WHAT YOU ARE ASKED TO DO:
Leaving out every picture, retype the lines below from the top through the one that contains "ax = fig.add_axes([118".

DATA SEGMENT:
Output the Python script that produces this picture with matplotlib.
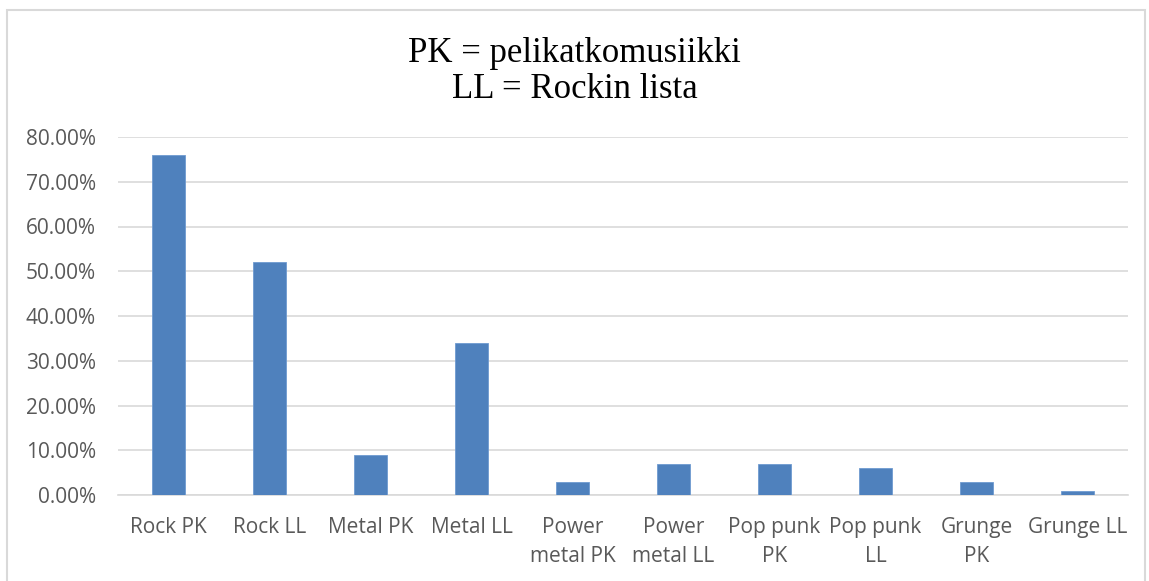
import matplotlib
matplotlib.use("Agg")
import matplotlib.pyplot as plt
from matplotlib.patches import Rectangle
from matplotlib.ticker import FuncFormatter
import numpy as np

CATEGORIES = ["Rock PK", "Rock LL", "Metal PK", "Metal LL", "Power\nmetal PK",
              "Power\nmetal LL", "Pop punk\nPK", "Pop punk\nLL", "Grunge\nPK", "Grunge LL"]
SHARES = [76, 52, 9, 34, 3, 7, 7, 6, 3, 1]
Y_TICKS = [0, 10, 20, 30, 40, 50, 60, 70, 80]
TITLE = "PK = pelikatkomusiikki\nLL = Rockin lista"

BAR_COLOR = "#4f81bd"
GRID_COLOR = "#d9d9d9"
TEXT_COLOR = "#595959"
LABEL_FONT = ["Open Sans", "DejaVu Sans"]

fig = plt.figure(figsize=(11.49, 5.81), dpi=100)
ax = fig.add_axes([118 / 1149, 1 - 495 / 581, (1128 - 118) / 1149, (495 - 137) / 581])

x = np.arange(len(CATEGORIES))
ax.bar(x, SHARES, width=0.32, color=BAR_COLOR, edgecolor="#6f9ad0", linewidth=0.6, zorder=3)

ax.set_xlim(-0.5, len(CATEGORIES) - 0.5)
ax.set_ylim(0, 80)
ax.set_yticks(Y_TICKS)
ax.yaxis.set_major_formatter(FuncFormatter(lambda v, _: f"{v:.2f}%"))
ax.set_xticks(x)
ax.set_xticklabels(CATEGORIES, linespacing=1.5)
ax.tick_params(axis="both", length=0, colors=TEXT_COLOR, labelsize=15)
ax.tick_params(axis="x", pad=16)
ax.tick_params(axis="y", pad=16)
for lab in ax.get_xticklabels() + ax.get_yticklabels():
    lab.set_family(LABEL_FONT)
    lab.set_color(TEXT_COLOR)
for lab in ax.get_xticklabels():
    lab.set_verticalalignment("top")

ax.grid(axis="y", color=GRID_COLOR, linewidth=1.2, zorder=0)
ax.grid(axis="x", visible=False)
for sp in ("top", "right", "left"):
    ax.spines[sp].set_visible(False)
ax.spines["bottom"].set_color(GRID_COLOR)
ax.spines["bottom"].set_linewidth(1.2)

fig.text(0.5, 1 - 71 / 581, TITLE, ha="center", va="center", fontsize=25,
         family=["Liberation Serif", "DejaVu Serif"], color="black", linespacing=1.12)

# chart-area frame (runs past the bottom of the image, as in the source)
fig.patches.append(Rectangle((7 / 1149, -0.05), (1145 - 7) / 1149, 1.05 - 10 / 581,
                             transform=fig.transFigure, fill=False,
                             edgecolor="#d9d9d9", linewidth=1.5))

fig.savefig("out.png", dpi=100)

RESPONSE TO THIS TASK:
Output the Python script that produces this picture with matplotlib.
import matplotlib
matplotlib.use("Agg")
import matplotlib.pyplot as plt
from matplotlib.patches import Rectangle
from matplotlib.ticker import FuncFormatter
import numpy as np

CATEGORIES = ["Rock PK", "Rock LL", "Metal PK", "Metal LL", "Power\nmetal PK",
              "Power\nmetal LL", "Pop punk\nPK", "Pop punk\nLL", "Grunge\nPK", "Grunge LL"]
SHARES = [76, 52, 9, 34, 3, 7, 7, 6, 3, 1]
Y_TICKS = [0, 10, 20, 30, 40, 50, 60, 70, 80]
TITLE = "PK = pelikatkomusiikki\nLL = Rockin lista"

BAR_COLOR = "#4f81bd"
GRID_COLOR = "#d9d9d9"
TEXT_COLOR = "#595959"
LABEL_FONT = ["Open Sans", "DejaVu Sans"]

fig = plt.figure(figsize=(11.49, 5.81), dpi=100)
ax = fig.add_axes([118 / 1149, 1 - 495 / 581, (1128 - 118) / 1149, (495 - 137) / 581])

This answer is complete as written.